His first show was at Spruce Meadows (small classes) and he handled the atmosphere like he'd been born to it - totally calm and cool, just did his job. He's a "yes, ma'am" type of horse.
This next bit is going to sound very weird and it may not make sense, but bear with me...
He "talks" a lot on the ground - he's a people-horse, and loves attention. He's very very personable and such a sweetheart... but under saddle I find that he's "yes, ma'am" and that's all there is to it. He gives just as much as is asked. He has never said no, he's very willing but you know when you can tell that a horse loves his job? That spark? I'm not sure that's there. He doesn't go out of his way to say "YEP! Absolutely! I'd LOVE to do that for you!" He's very quiet and just says "Ok"
When I was a teenager, I leased my coach's stallion, Duke. He and I just clicked. Again, at the risk of sounding totally out to lunch and like a teeny-bopper, I would ask and he was right there with me. I would ride him around in a halter and he would be right there. It seems like I would just *think* about something and he was already doing it. We were fearless together. But we had discussions under saddle. He would think that something I was doing was stupid, and we'd find out that I was right after all. He gave me feedback all the time. I really can't explain it, but (oh god here I go again) we had a bond. He took care of me, he knew that I wouldn't ask something of him that we couldn't do, but sometimes we'd have to have a discussion about it.
My coach offered him to me for a significantly discounted price, because she saw our connection. I didn't buy him because he had a stifle issue. I still regret it.

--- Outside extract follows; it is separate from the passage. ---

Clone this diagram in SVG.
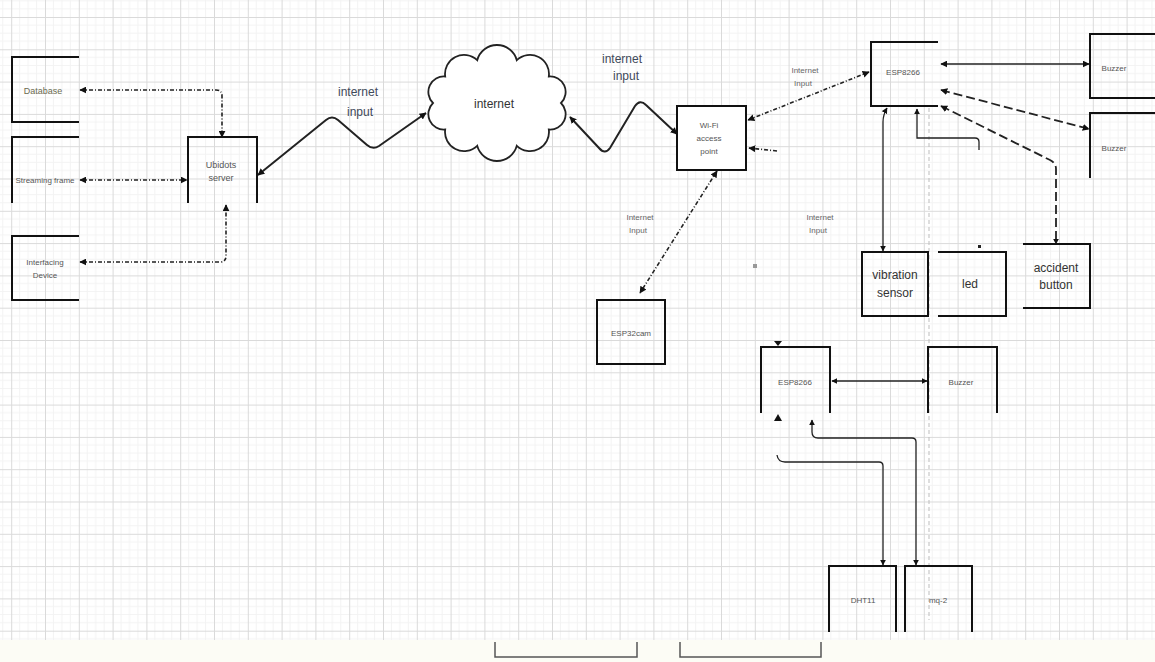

Ronan is a fantastic horse. He's quiet as the day is long, he never says no, though it can take a while for the cue to sink in to his brain; it's got a long ways to travel from my seat/leg to his brain and back. He *is* awesome - he's honest and safe. He's a fantastic Jr/Am horse, as my coach loves to say. It's great to get back into jumping with a horse that seems to love jumping and has never refused a fence. He's brave and bold and does seem to light up a bit when it comes to jumping, but we only jump once or twice a week, max - and can go some time without jumping at all.
I just don't feel connected to Ro under saddle. He does what is asked, but (and this is going to sound crazy) there's no passion in his job. He does his job, absolutely, but there's no spark between us. Maybe it's just me. Maybe I haven't found whatever it is that makes him tick. But how long do you stick with that? Do you stick with a fantastic horse that you just don't click with, or do you go out and try to find a horse that you do *love* to ride? Can that spark develop?
Do I have "grass is greener" syndrome? Is it completely stupid of me to feel that Ronan isn't the right horse for me?